[Source code of charts]
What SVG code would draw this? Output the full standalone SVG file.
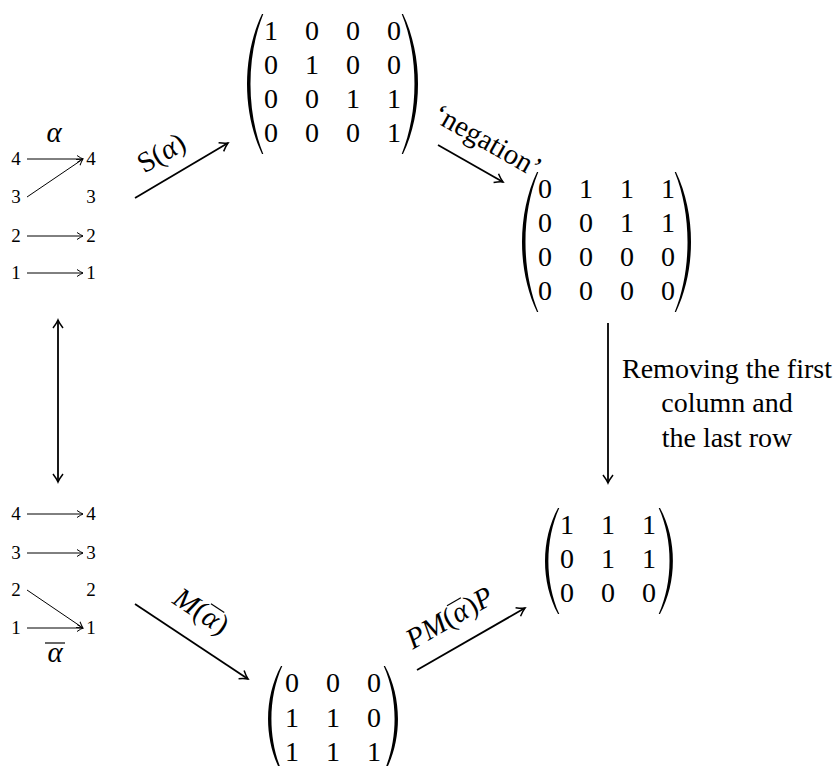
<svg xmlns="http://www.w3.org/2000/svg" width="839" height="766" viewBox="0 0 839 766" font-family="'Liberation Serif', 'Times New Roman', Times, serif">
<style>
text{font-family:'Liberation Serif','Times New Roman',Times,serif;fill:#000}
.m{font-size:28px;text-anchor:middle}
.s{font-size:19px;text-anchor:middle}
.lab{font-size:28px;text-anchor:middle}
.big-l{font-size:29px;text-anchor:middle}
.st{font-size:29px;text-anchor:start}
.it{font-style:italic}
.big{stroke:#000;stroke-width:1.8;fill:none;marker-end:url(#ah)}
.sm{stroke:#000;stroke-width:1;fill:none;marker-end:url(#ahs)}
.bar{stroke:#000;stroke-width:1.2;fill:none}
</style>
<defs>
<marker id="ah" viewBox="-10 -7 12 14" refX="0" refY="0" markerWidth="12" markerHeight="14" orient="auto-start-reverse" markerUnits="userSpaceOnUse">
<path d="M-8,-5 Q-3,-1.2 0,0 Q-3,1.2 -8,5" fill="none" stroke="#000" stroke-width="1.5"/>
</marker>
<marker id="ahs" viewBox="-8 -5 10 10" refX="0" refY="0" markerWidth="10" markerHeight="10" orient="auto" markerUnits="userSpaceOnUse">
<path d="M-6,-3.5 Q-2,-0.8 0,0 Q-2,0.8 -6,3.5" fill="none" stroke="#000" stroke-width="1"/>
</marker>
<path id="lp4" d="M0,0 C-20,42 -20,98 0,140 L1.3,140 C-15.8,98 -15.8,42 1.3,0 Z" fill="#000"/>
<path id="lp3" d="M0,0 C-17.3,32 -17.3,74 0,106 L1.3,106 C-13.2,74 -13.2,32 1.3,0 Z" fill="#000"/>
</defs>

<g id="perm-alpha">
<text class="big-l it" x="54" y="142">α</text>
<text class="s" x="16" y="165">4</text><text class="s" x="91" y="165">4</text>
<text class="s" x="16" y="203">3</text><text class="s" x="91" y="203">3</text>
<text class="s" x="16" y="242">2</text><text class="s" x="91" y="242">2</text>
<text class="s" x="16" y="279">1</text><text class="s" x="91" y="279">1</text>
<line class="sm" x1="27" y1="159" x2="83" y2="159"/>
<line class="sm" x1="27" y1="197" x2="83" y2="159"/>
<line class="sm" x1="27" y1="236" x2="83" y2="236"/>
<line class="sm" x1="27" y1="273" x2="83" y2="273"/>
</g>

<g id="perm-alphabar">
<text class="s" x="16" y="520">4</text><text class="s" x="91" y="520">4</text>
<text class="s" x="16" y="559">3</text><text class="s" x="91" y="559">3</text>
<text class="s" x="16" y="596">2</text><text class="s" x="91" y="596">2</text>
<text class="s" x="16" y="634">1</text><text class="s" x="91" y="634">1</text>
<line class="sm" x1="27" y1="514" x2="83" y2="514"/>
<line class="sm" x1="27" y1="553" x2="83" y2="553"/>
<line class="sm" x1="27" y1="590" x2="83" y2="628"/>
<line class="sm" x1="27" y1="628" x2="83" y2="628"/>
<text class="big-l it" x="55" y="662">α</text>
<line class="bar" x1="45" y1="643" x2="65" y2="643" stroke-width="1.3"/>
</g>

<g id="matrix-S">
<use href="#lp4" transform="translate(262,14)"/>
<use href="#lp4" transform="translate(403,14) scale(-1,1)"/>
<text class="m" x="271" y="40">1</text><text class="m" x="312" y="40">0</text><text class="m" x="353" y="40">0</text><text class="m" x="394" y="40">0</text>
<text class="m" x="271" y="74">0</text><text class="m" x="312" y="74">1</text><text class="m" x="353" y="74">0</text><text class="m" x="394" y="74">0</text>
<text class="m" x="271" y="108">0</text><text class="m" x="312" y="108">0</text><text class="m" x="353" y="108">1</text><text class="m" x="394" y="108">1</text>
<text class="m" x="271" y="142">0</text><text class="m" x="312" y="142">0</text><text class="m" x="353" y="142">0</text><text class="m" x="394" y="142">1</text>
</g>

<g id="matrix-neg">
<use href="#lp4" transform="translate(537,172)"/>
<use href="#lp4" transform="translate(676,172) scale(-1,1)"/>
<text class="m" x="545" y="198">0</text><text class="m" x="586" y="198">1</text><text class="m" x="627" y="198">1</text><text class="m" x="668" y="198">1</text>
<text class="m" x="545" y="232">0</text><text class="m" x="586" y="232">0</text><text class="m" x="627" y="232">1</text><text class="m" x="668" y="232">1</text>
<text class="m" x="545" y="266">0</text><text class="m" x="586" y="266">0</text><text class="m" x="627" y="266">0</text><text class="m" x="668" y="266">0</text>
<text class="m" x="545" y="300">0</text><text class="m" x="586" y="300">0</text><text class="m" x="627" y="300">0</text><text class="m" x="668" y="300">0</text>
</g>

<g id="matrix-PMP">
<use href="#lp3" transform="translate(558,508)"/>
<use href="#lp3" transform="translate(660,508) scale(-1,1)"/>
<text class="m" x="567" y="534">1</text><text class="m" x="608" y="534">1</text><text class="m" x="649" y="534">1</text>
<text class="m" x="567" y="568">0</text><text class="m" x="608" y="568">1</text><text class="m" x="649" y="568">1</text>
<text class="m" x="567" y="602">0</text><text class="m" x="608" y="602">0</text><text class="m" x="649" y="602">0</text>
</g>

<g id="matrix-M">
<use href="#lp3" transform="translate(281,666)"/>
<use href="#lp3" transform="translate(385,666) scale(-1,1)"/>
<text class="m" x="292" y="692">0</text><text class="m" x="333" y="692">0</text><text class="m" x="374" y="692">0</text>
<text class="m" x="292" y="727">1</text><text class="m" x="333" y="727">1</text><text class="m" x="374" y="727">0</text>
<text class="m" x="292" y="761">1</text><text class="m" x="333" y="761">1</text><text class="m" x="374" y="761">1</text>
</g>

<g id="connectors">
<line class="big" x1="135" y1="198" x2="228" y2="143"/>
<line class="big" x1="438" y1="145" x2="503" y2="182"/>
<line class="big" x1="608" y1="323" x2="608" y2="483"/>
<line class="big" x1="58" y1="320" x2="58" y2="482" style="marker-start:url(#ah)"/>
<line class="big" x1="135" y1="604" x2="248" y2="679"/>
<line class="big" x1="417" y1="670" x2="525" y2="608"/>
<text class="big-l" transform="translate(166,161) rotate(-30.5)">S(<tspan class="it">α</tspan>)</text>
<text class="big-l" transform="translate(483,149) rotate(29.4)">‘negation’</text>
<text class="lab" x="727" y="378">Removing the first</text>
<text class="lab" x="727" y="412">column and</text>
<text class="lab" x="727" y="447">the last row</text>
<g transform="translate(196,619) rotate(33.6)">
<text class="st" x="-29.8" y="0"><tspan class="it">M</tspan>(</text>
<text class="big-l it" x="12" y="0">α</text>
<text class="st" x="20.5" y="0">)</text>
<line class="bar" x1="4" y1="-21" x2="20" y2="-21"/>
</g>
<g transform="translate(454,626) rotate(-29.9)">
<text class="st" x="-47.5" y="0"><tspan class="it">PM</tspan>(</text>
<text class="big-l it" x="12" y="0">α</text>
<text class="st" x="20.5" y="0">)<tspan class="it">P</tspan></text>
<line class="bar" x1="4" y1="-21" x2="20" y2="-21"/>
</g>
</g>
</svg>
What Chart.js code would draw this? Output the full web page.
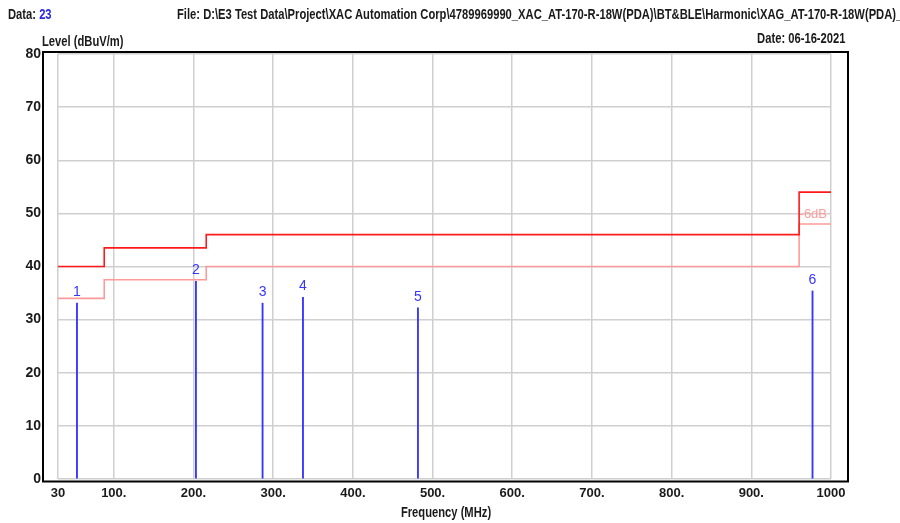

* _Goal_: Go through the listing above and write it all out exactly, leaving out any picture.

* _Solution to the exercise_:
What SVG code would draw this? Output the full standalone SVG file.
<svg xmlns="http://www.w3.org/2000/svg" width="839" height="766" viewBox="0 0 839 766" font-family="'Liberation Serif', 'Times New Roman', Times, serif">
<style>
text{font-family:'Liberation Serif','Times New Roman',Times,serif;fill:#000}
.m{font-size:28px;text-anchor:middle}
.s{font-size:19px;text-anchor:middle}
.lab{font-size:28px;text-anchor:middle}
.big-l{font-size:29px;text-anchor:middle}
.st{font-size:29px;text-anchor:start}
.it{font-style:italic}
.big{stroke:#000;stroke-width:1.8;fill:none;marker-end:url(#ah)}
.sm{stroke:#000;stroke-width:1;fill:none;marker-end:url(#ahs)}
.bar{stroke:#000;stroke-width:1.2;fill:none}
</style>
<defs>
<marker id="ah" viewBox="-10 -7 12 14" refX="0" refY="0" markerWidth="12" markerHeight="14" orient="auto-start-reverse" markerUnits="userSpaceOnUse">
<path d="M-8,-5 Q-3,-1.2 0,0 Q-3,1.2 -8,5" fill="none" stroke="#000" stroke-width="1.5"/>
</marker>
<marker id="ahs" viewBox="-8 -5 10 10" refX="0" refY="0" markerWidth="10" markerHeight="10" orient="auto" markerUnits="userSpaceOnUse">
<path d="M-6,-3.5 Q-2,-0.8 0,0 Q-2,0.8 -6,3.5" fill="none" stroke="#000" stroke-width="1"/>
</marker>
<path id="lp4" d="M0,0 C-20,42 -20,98 0,140 L1.3,140 C-15.8,98 -15.8,42 1.3,0 Z" fill="#000"/>
<path id="lp3" d="M0,0 C-17.3,32 -17.3,74 0,106 L1.3,106 C-13.2,74 -13.2,32 1.3,0 Z" fill="#000"/>
</defs>

<g id="perm-alpha">
<text class="big-l it" x="54" y="142">α</text>
<text class="s" x="16" y="165">4</text><text class="s" x="91" y="165">4</text>
<text class="s" x="16" y="203">3</text><text class="s" x="91" y="203">3</text>
<text class="s" x="16" y="242">2</text><text class="s" x="91" y="242">2</text>
<text class="s" x="16" y="279">1</text><text class="s" x="91" y="279">1</text>
<line class="sm" x1="27" y1="159" x2="83" y2="159"/>
<line class="sm" x1="27" y1="197" x2="83" y2="159"/>
<line class="sm" x1="27" y1="236" x2="83" y2="236"/>
<line class="sm" x1="27" y1="273" x2="83" y2="273"/>
</g>

<g id="perm-alphabar">
<text class="s" x="16" y="520">4</text><text class="s" x="91" y="520">4</text>
<text class="s" x="16" y="559">3</text><text class="s" x="91" y="559">3</text>
<text class="s" x="16" y="596">2</text><text class="s" x="91" y="596">2</text>
<text class="s" x="16" y="634">1</text><text class="s" x="91" y="634">1</text>
<line class="sm" x1="27" y1="514" x2="83" y2="514"/>
<line class="sm" x1="27" y1="553" x2="83" y2="553"/>
<line class="sm" x1="27" y1="590" x2="83" y2="628"/>
<line class="sm" x1="27" y1="628" x2="83" y2="628"/>
<text class="big-l it" x="55" y="662">α</text>
<line class="bar" x1="45" y1="643" x2="65" y2="643" stroke-width="1.3"/>
</g>

<g id="matrix-S">
<use href="#lp4" transform="translate(262,14)"/>
<use href="#lp4" transform="translate(403,14) scale(-1,1)"/>
<text class="m" x="271" y="40">1</text><text class="m" x="312" y="40">0</text><text class="m" x="353" y="40">0</text><text class="m" x="394" y="40">0</text>
<text class="m" x="271" y="74">0</text><text class="m" x="312" y="74">1</text><text class="m" x="353" y="74">0</text><text class="m" x="394" y="74">0</text>
<text class="m" x="271" y="108">0</text><text class="m" x="312" y="108">0</text><text class="m" x="353" y="108">1</text><text class="m" x="394" y="108">1</text>
<text class="m" x="271" y="142">0</text><text class="m" x="312" y="142">0</text><text class="m" x="353" y="142">0</text><text class="m" x="394" y="142">1</text>
</g>

<g id="matrix-neg">
<use href="#lp4" transform="translate(537,172)"/>
<use href="#lp4" transform="translate(676,172) scale(-1,1)"/>
<text class="m" x="545" y="198">0</text><text class="m" x="586" y="198">1</text><text class="m" x="627" y="198">1</text><text class="m" x="668" y="198">1</text>
<text class="m" x="545" y="232">0</text><text class="m" x="586" y="232">0</text><text class="m" x="627" y="232">1</text><text class="m" x="668" y="232">1</text>
<text class="m" x="545" y="266">0</text><text class="m" x="586" y="266">0</text><text class="m" x="627" y="266">0</text><text class="m" x="668" y="266">0</text>
<text class="m" x="545" y="300">0</text><text class="m" x="586" y="300">0</text><text class="m" x="627" y="300">0</text><text class="m" x="668" y="300">0</text>
</g>

<g id="matrix-PMP">
<use href="#lp3" transform="translate(558,508)"/>
<use href="#lp3" transform="translate(660,508) scale(-1,1)"/>
<text class="m" x="567" y="534">1</text><text class="m" x="608" y="534">1</text><text class="m" x="649" y="534">1</text>
<text class="m" x="567" y="568">0</text><text class="m" x="608" y="568">1</text><text class="m" x="649" y="568">1</text>
<text class="m" x="567" y="602">0</text><text class="m" x="608" y="602">0</text><text class="m" x="649" y="602">0</text>
</g>

<g id="matrix-M">
<use href="#lp3" transform="translate(281,666)"/>
<use href="#lp3" transform="translate(385,666) scale(-1,1)"/>
<text class="m" x="292" y="692">0</text><text class="m" x="333" y="692">0</text><text class="m" x="374" y="692">0</text>
<text class="m" x="292" y="727">1</text><text class="m" x="333" y="727">1</text><text class="m" x="374" y="727">0</text>
<text class="m" x="292" y="761">1</text><text class="m" x="333" y="761">1</text><text class="m" x="374" y="761">1</text>
</g>

<g id="connectors">
<line class="big" x1="135" y1="198" x2="228" y2="143"/>
<line class="big" x1="438" y1="145" x2="503" y2="182"/>
<line class="big" x1="608" y1="323" x2="608" y2="483"/>
<line class="big" x1="58" y1="320" x2="58" y2="482" style="marker-start:url(#ah)"/>
<line class="big" x1="135" y1="604" x2="248" y2="679"/>
<line class="big" x1="417" y1="670" x2="525" y2="608"/>
<text class="big-l" transform="translate(166,161) rotate(-30.5)">S(<tspan class="it">α</tspan>)</text>
<text class="big-l" transform="translate(483,149) rotate(29.4)">‘negation’</text>
<text class="lab" x="727" y="378">Removing the first</text>
<text class="lab" x="727" y="412">column and</text>
<text class="lab" x="727" y="447">the last row</text>
<g transform="translate(196,619) rotate(33.6)">
<text class="st" x="-29.8" y="0"><tspan class="it">M</tspan>(</text>
<text class="big-l it" x="12" y="0">α</text>
<text class="st" x="20.5" y="0">)</text>
<line class="bar" x1="4" y1="-21" x2="20" y2="-21"/>
</g>
<g transform="translate(454,626) rotate(-29.9)">
<text class="st" x="-47.5" y="0"><tspan class="it">PM</tspan>(</text>
<text class="big-l it" x="12" y="0">α</text>
<text class="st" x="20.5" y="0">)<tspan class="it">P</tspan></text>
<line class="bar" x1="4" y1="-21" x2="20" y2="-21"/>
</g>
</g>
</svg>
What Chart.js code would draw this? Output the full web page.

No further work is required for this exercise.